Drunken men
are quarrelling in the street, drunken women yell and stagger, and the
hideous discord fills the night on all sides. No item of corruption is
spared the children; and the vile hurly-burly ceases only at midnight.
The children will always try to sneak through the swinging doors of
the gin _inferno_ when the cold becomes too severe; and they will
remain crouched like rats until some capricious guest sends them out
with an oath and a kick. There is not one imaginable horror that does
not become familiar to these children of despair--and they sometimes
have a very good chance of seeing murder.

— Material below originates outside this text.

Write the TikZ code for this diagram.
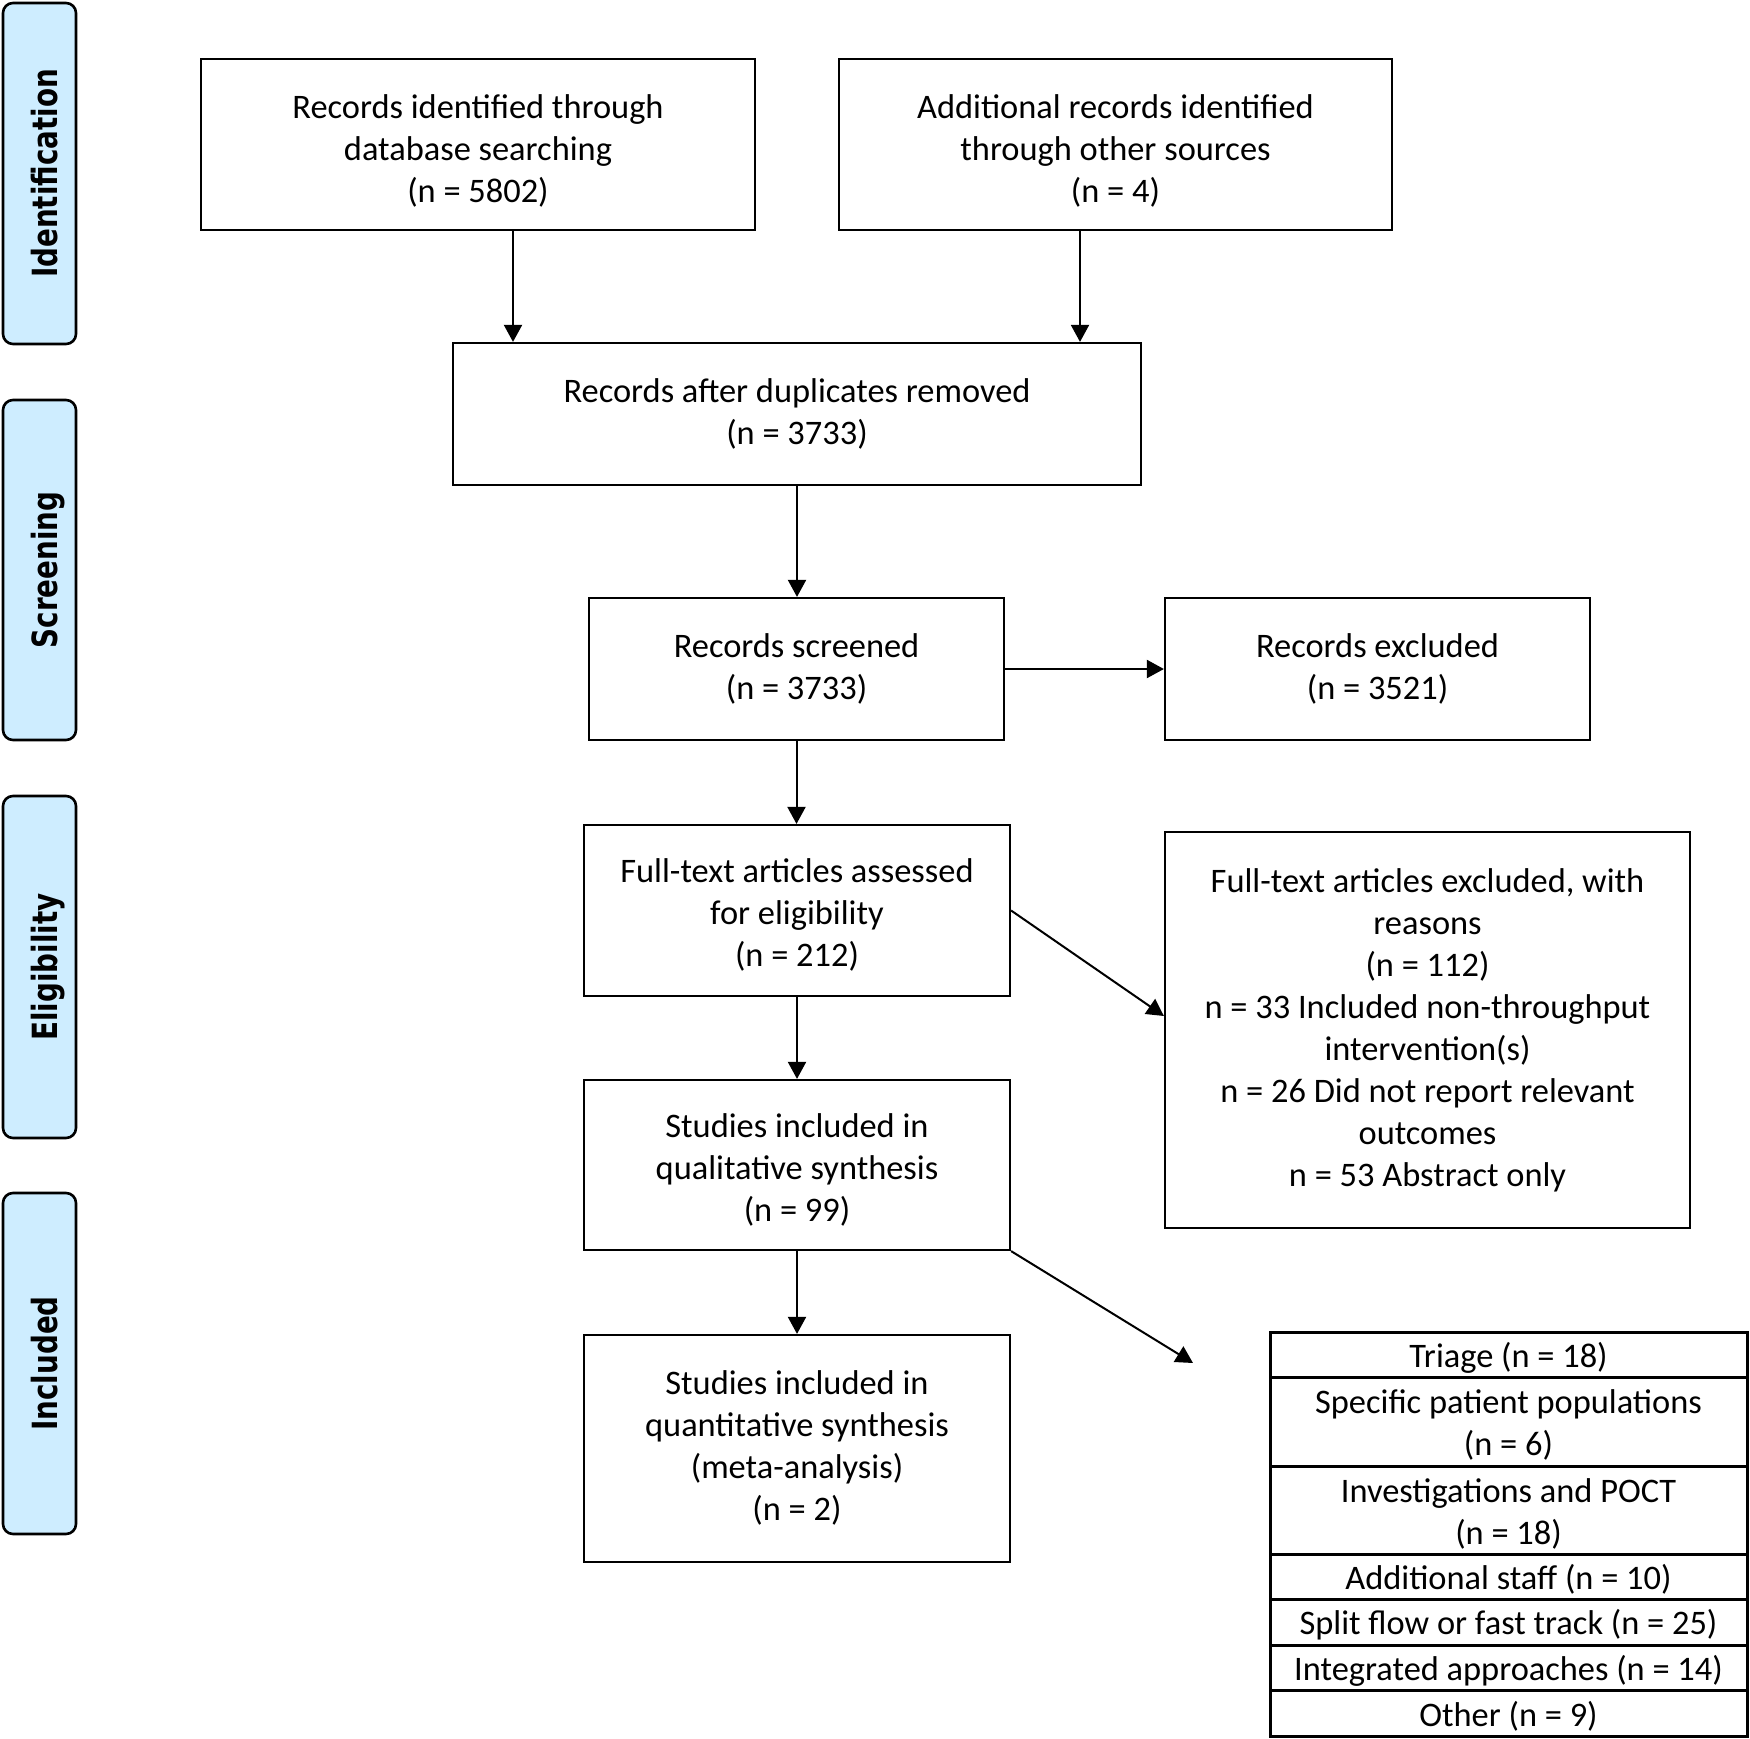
\documentclass[tikz,border=0pt]{standalone}
\usepackage{fontspec}
\setmainfont{Carlito}
\newfontfamily\tabfont[FakeStretch=0.8]{DejaVu Sans}
\usetikzlibrary{arrows.meta,calc}
\definecolor{tabblue}{RGB}{206,237,255}
\newcommand\tstrut[1]{\rule{0pt}{#1}}
\newcommand\bstrut[1]{\rule[-#1]{0pt}{0pt}}
\begin{document}
\begin{tikzpicture}[x=0.5pt,y=-0.5pt,
  box/.style={draw, line width=1.1pt, align=center, inner sep=0pt, font=\fontsize{17.2}{21}\selectfont},
  row/.style={draw, line width=1.5pt, align=center, inner sep=0pt, minimum width=238.5pt, font=\fontsize{17.2}{21}\selectfont},
  tab/.style={draw, line width=1.3pt, fill=tabblue, rounded corners=5pt, rotate=90, minimum height=36.5pt, inner sep=0pt, text height=18.4pt, text depth=0pt, font=\tabfont\bfseries\fontsize{17.35}{20}\selectfont},
  arr/.style={line width=1pt, -{Triangle[length=8.5pt,width=9pt]}}]
\useasboundingbox (0,0) rectangle (1750,1739);
% phase tabs
\node[tab, minimum width=170.5pt] (t1) at (39.5,173.5) {Identification};
\node[tab, minimum width=170pt] (t2) at (39.5,570) {Screening};
\node[tab, minimum width=171pt] (t3) at (39.5,967) {Eligibility};
\node[tab, minimum width=170.5pt] (t4) at (39.5,1363.5) {Included};
% boxes
\node[box, minimum width=277pt, minimum height=85.5pt] (b1) at (478,144.5) {\tstrut{18pt}Records identified through\\database searching\\(n = 5802)};
\node[box, minimum width=276.5pt, minimum height=85.5pt] (b2) at (1115.5,144.5) {\tstrut{18pt}Additional records identified\\through other sources\\(n = 4)};
\node[box, minimum width=344pt, minimum height=71pt] (b3) at (797,414) {Records after duplicates removed\\(n = 3733)};
\node[box, minimum width=207.5pt, minimum height=71pt] (b4) at (796.5,669) {Records screened\\(n = 3733)};
\node[box, minimum width=212.5pt, minimum height=71pt] (b5) at (1377.5,669) {Records excluded\\(n = 3521)};
\node[box, minimum width=213pt, minimum height=85.5pt] (b6) at (797,910.5) {\tstrut{16.4pt}Full-text articles assessed\\for eligibility\\(n = 212)};
\node[box, minimum width=213pt, minimum height=85pt] (b7) at (797,1165) {\tstrut{17.2pt}Studies included in\\qualitative synthesis\\(n = 99)};
\node[box, minimum width=262.5pt, minimum height=198pt] (b8) at (1427.5,1030) {Full-text articles excluded, with\\reasons\\(n = 112)\\n = 33 Included non-throughput\\intervention(s)\\n = 26 Did not report relevant\\outcomes\\n = 53 Abstract only};
\node[box, minimum width=213pt, minimum height=113.5pt] (b9) at (797,1448.5) {Studies included in\\quantitative synthesis\\(meta-analysis)\\(n = 2)\bstrut{3.3pt}};
% category table
\node[row, minimum height=22.5pt] (r1) at (1508.5,1354.5) {\tstrut{15.5pt}Triage (n = 18)};
\node[row, minimum height=44.5pt] (r2) at (1508.5,1421.5) {\tstrut{15.5pt}Specific patient populations\\(n = 6)};
\node[row, minimum height=44pt] (r3) at (1508.5,1510) {\tstrut{15.5pt}Investigations and POCT\\(n = 18)};
\node[row, minimum height=22.5pt] (r4) at (1508.5,1576.5) {\tstrut{15.5pt}Additional staff (n = 10)};
\node[row, minimum height=23pt] (r5) at (1508.5,1622) {\tstrut{15.5pt}Split flow or fast track (n = 25)};
\node[row, minimum height=22.5pt] (r6) at (1508.5,1667.5) {\tstrut{15.5pt}Integrated approaches (n = 14)};
\node[row, minimum height=23pt] (r7) at (1508.5,1713) {\tstrut{15.5pt}Other (n = 9)};
% connectors
\coordinate (c1) at ([yshift=7pt]b8.west);
\coordinate (c2) at (1193,1363);
\draw[arr] ([xshift=17.5pt]b1.south) -- ([xshift=17.5pt]b1.south |- b3.north);
\draw[arr] ([xshift=-17.75pt]b2.south) -- ([xshift=-17.75pt]b2.south |- b3.north);
\draw[arr] (b3.south) -- (b3.south |- b4.north);
\draw[arr] (b4.east) -- (b5.west);
\draw[arr] (b4.south) -- (b4.south |- b6.north);
\draw[arr] (b6.east) -- (c1);
\draw[arr] (b6.south) -- (b6.south |- b7.north);
\draw[arr] (b7.south) -- (b7.south |- b9.north);
\draw[arr] (b7.south east) -- (c2);
\end{tikzpicture}
\end{document}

When the last hour comes,
and the father and mother return to their dusky den, the child
crouches anywhere on the floor; undressing is not practised; and, if
any sentimental person will first of all go into a common Board school
in a non-theatrical quarter on a wet afternoon, and if he will then
drive on and pass through a few hundreds of the theatrical children,
his "olfactories" will teach him a lesson which may make him think a
good deal.
Now let me put a question or two in the name of common sense. We must
balance good and evil; and, granting that the theatre has a tendency
to make children light-minded, is it worse than the horror of the
slums and the stench and darkness of the single room where a family
herd together? The youngster who is engaged at the theatre can set off
home at the very latest as soon as the harlequinade is over.